Beginning with harms and establishing that AI technologies create and naturalise conditions of harm – especially for women and queer communities – allows liveability to emerge as a challenge to these logics. To centre liveability is to embrace difficulty, interruption and divergence. Feminist commitments to justice insist that we ask not only what works, but for whom, and at what cost.

I do not offer liveability as a universal theory or uniform framework. It is a situated, speculative method for reorienting interdisciplinary approaches in AI scholarship. It invites researchers and knowledge stakeholders to ask what makes knowledge practices liveable. It demands a pause – to consider how we show up with care in spaces of interdisciplinary tension. It resists the compulsion to resolve difference too quickly, something algorithmic structures of AI do all too easily, and instead dwells in slow, collective transformation that replaces “getting things done” with doing things otherwise.

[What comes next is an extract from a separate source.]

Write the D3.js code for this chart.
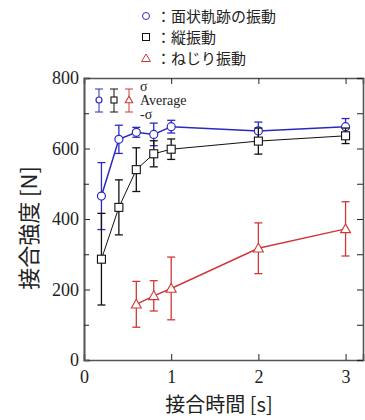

Interdisciplinarity remains part of my own practice; collaboration across difference is unavoidable in navigating the uneven terrain of AI development. Yet if collaboration is pursued only for quick solutions to urgent questions, it risks reinforcing the very epistemic and material practices of AI that we seek to question. Liveability offers another compass: not towards consensus but towards solidarity, not towards efficiency but towards equity, not towards purity but towards possibility. In refusing the rush towards resolution, we might find ourselves in the company of those still collectivising, organising, imagining and enacting futures worth living in.

Acknowledgements

This paper is deeply indebted to many conversations with the key members of the Feminist Internet Research Network and the research partners who form this growing community. I owe gratitude for political solidarity and intellectual inspiration, particularly to Dr. Tigist Shewarega Hussen, whose framing and holding of the network has allowed for the conversations around liveability to emerge and to Namita Avriti Malhotra, whose leadership and generous critical inputs anchor theory in praxis. Networks are infrastructures, and the support and championing of this work by Ruhiya Seward at IDRC make this research and inquiry possible. This paper has also benefited from all the participants at Rightscon 2025 who joined the day-long workshop on the expanded scope of TFGSV organised by Association of Progressive Communication, and from engagements with the narrative change experts at Dakila, The Philippines.

Funding statement

I have received no funding for this article. However, as the academic advisor to the Feminist Internet Research Network, I have received an honorarium to supervise and work with the different projects, and this paper draws from that experience.

Competing interests

None

Nishant Shah is Professor of Global Media & Culture at Chinese University of Hong Kong, directing the Digital Narratives Studio and Masters in Global Communication. He is Faculty Associate at the Berkman-Klein Center for Internet & Society, Harvard University and a knowledge partner to the Feminist Internet Research Network, and Take a Pause Fund. His work sits at intersections of digital technologies, feminist/queer theory, and social justice, focusing on south–south connections through projects like the Generative AI Network (GAIN), building anticipatory skills for collective futures, Possible AIs Speculative Technology Institute, equipping movement builders to imagine and build alternative AIs.